Training with inaccurate labels (Aspect-based Sentiment Analysis)

Hi guys, I’m working on my final year project which involves aspect-based sentiment analysis on earning transcript calls. The aspects in this case are countries or sectors being mentioned by the CEO/CFO.

The tricky part is the lack of ground truth labels, which I’m trying to overcome by using a pre-trained BERT to generate labels on the text. But because there is no aspect element to BERT’s classification, the labels will be wrong for some if not most.

The simple but tedious solution would be to hand label the corpus, but with 11 million documents and just 1 guy, I’m not looking forward to it :slight_smile:

My current plan is to train the model in phases, by first using texts with only single aspects and using a lexicon based approach to find ‘high confidence’ data, then slowly progress my training. Just started this and wondering if it will work.

Has anyone met and solved this problem before in a better way?

Thanks in advance, Neo

There is something called gold loss correction that appear to work well when you have severe label noise.

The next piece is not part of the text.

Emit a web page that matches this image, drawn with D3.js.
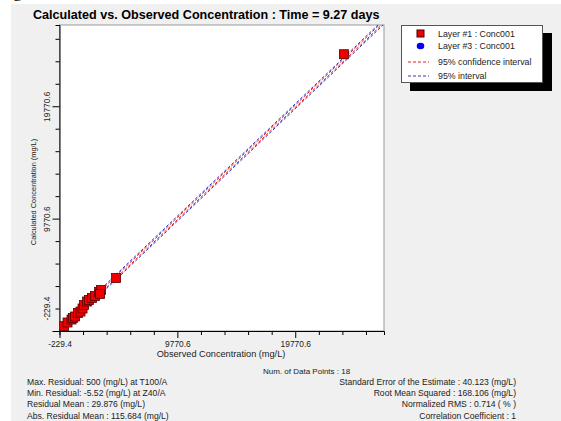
<!DOCTYPE html>
<html><head><meta charset="utf-8">
<script src="https://cdn.jsdelivr.net/npm/d3@7/dist/d3.min.js"></script>
<style>body{margin:0;background:#fff}text{font-family:"Liberation Sans",Arial,sans-serif}</style>
</head><body><svg id="c" width="561" height="421"></svg>
<script>
// ---- data ----
const observed   = [150, 451, 790, 918, 1088, 1343, 1550, 1725, 1852, 2107, 2277, 2532, 2787, 3127, 3297, 3212, 4571, 23900];
const calculated = [200, 527, 793, 927, 1060, 1371, 1500, 1771, 2082, 2393, 2527, 2704, 2882, 3238, 3415, 3060, 4482, 24400];
const lineX      = [-229.4, 27300];
const ciUpper    = [-129.4, 27400];
const ciLower    = [-329.4, 27200];
const piUpper    = [-9.4, 27520];
const piLower    = [-449.4, 27080];
const tickVals   = [-229.4, 1770.6, 3770.6, 5770.6, 7770.6, 9770.6, 11770.6, 13770.6, 15770.6, 17770.6, 19770.6, 21770.6, 23770.6, 25770.6];
const tickLabels = ["-229.4", "9770.6", "19770.6"];
const legendLabels = ["Layer #1 : Conc001", "Layer #3 : Conc001", "95% confidence interval", "95% interval"];
const titleText  = "Calculated vs. Observed Concentration : Time = 9.27 days";
const leftStats  = ["Max. Residual: 500 (mg/L) at T100/A", "Min. Residual: -5.52 (mg/L) at Z40/A", "Residual Mean : 29.876 (mg/L)", "Abs. Residual Mean : 115.684 (mg/L)"];
const rightStats = ["Standard Error of the Estimate : 40.123 (mg/L)", "Root Mean Squared : 168.106 (mg/L)", "Normalized RMS : 0.714 ( % )", "Correlation Coefficient : 1"];
const numPoints  = "Num. of Data Points : 18";

const svg = d3.select("#c");
svg.append("rect").attr("x",11).attr("y",4).attr("width",550).attr("height",417).attr("fill","#f0f0f0");
svg.append("text").attr("x",4).attr("y",-3).attr("font-size",18).style("font-family","Liberation Serif,serif").text("ng");

const L=59.5, R=384, T=25, B=331;
const x = d3.scaleLinear().domain([-229.4, 27300]).range([L, R]);
const y = d3.scaleLinear().domain([-229.4, 27000]).range([B, T]);

svg.append("rect").attr("x",L).attr("y",T).attr("width",R-L).attr("height",B-T).attr("fill","#fff").attr("stroke","#999").attr("stroke-width",1);
svg.append("defs").append("clipPath").attr("id","clip").append("rect").attr("x",L).attr("y",T).attr("width",R-L).attr("height",B-T);

svg.append("text").attr("x",33).attr("y",19).attr("font-size",12.6).attr("font-weight","bold").text(titleText);

// axes
const fmt = d => tickLabels.find(s => Math.abs(+s - d) < 0.01) || "";
const gx = svg.append("g").attr("transform",`translate(0,${B})`)
  .call(d3.axisBottom(x).tickValues(tickVals).tickSize(4).tickFormat(fmt));
gx.selectAll("line").attr("stroke","#000").attr("y2", d=>fmt(d)?7:4);
gx.select(".domain").attr("stroke","#000");
gx.selectAll("text").attr("font-size",8.4).attr("y",10).attr("fill","#222").style("font-family","Liberation Sans,Arial,sans-serif");

const gy = svg.append("g").attr("transform",`translate(${L},0)`)
  .call(d3.axisLeft(y).tickValues(tickVals).tickSize(4).tickFormat(fmt));
gy.selectAll("line").attr("stroke","#000").attr("x2", d=>fmt(d)?-7:-4);
gy.select(".domain").attr("stroke","#000");
gy.selectAll("text").attr("font-size",8.4).attr("fill","#222").attr("x",0).attr("dy",0).attr("text-anchor","middle")
  .style("font-family","Liberation Sans,Arial,sans-serif")
  .attr("transform", (d,i)=> `translate(-10,${i===0?-23:0}) rotate(-90)`);

svg.append("text").attr("x",221).attr("y",357).attr("text-anchor","middle").attr("font-size",9.2).attr("fill","#222").text("Observed Concentration (mg/L)");
svg.append("text").attr("transform","translate(36,192) rotate(-90)").attr("text-anchor","middle").attr("font-size",7.4).attr("fill","#222").text("Calculated Concentration (mg/L)");

// lines
const pg = svg.append("g").attr("clip-path","url(#clip)");
const ln = d3.line().x(d=>x(d[0])).y(d=>y(d[1]));
[[piUpper,"#3333cc"],[piLower,"#3333cc"],[ciUpper,"#e02020"],[ciLower,"#e02020"]].forEach(([arr,c],i)=>{
  pg.append("path").attr("d", ln(lineX.map((v,k)=>[v,arr[k]]))).attr("fill","none")
    .attr("stroke",c).attr("stroke-width",1).attr("stroke-dasharray","3,2").attr("stroke-dashoffset",i%2?0:2.5);
});

// points
pg.selectAll("rect.pt").data(observed).enter().append("rect").attr("class","pt")
  .attr("x",(d,i)=>x(d)-4.5).attr("y",(d,i)=>y(calculated[i])-4.5).attr("width",9).attr("height",9)
  .attr("fill","#ee0000").attr("stroke","#5a0000").attr("stroke-width",0.8);

// legend
svg.append("rect").attr("x",410).attr("y",33).attr("width",142).attr("height",58).attr("fill","#000");
svg.append("rect").attr("x",401.5).attr("y",25.5).attr("width",141).attr("height",57).attr("fill","#fff").attr("stroke","#555");
const ly = [34, 46, 62, 76];
svg.append("rect").attr("x",417).attr("y",30).attr("width",7).attr("height",7).attr("fill","#ee0000").attr("stroke","#400");
svg.append("ellipse").attr("cx",420.5).attr("cy",46).attr("rx",3.8).attr("ry",3.3).attr("fill","#0000ee");
svg.append("line").attr("x1",408).attr("x2",429).attr("y1",62).attr("y2",62).attr("stroke","#e02020").attr("stroke-dasharray","3,2");
svg.append("line").attr("x1",408).attr("x2",429).attr("y1",76).attr("y2",76).attr("stroke","#3333cc").attr("stroke-dasharray","3,2");
legendLabels.forEach((t,i)=> svg.append("text").attr("x",438).attr("y",ly[i]+3).attr("font-size",8.8).attr("fill","#222").text(t));

// stats
svg.append("text").attr("x",263).attr("y",374).attr("font-size",8).attr("fill","#222").text(numPoints);
leftStats.forEach((t,i)=> svg.append("text").attr("x",27).attr("y",384.5+i*11.4).attr("font-size",8.6).attr("fill","#222").text(t));
rightStats.forEach((t,i)=> svg.append("text").attr("x",516).attr("y",384.5+i*11.4).attr("text-anchor","end").attr("font-size",8.6).attr("fill","#222").text(t));
</script></body></html>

Fastai also has LabelSmoothingCrossEntropy out of the box for less severe cases.

2 Likes

Thanks! Looks v interesting, will definitely try it out :slight_smile:

For anyone who stumbles on this, I eventually solved it by creating a synthetic multi-aspect dataset using the more correctly labelled single country ones.

Couple that will label smoothing gave me pretty good results. :slight_smile: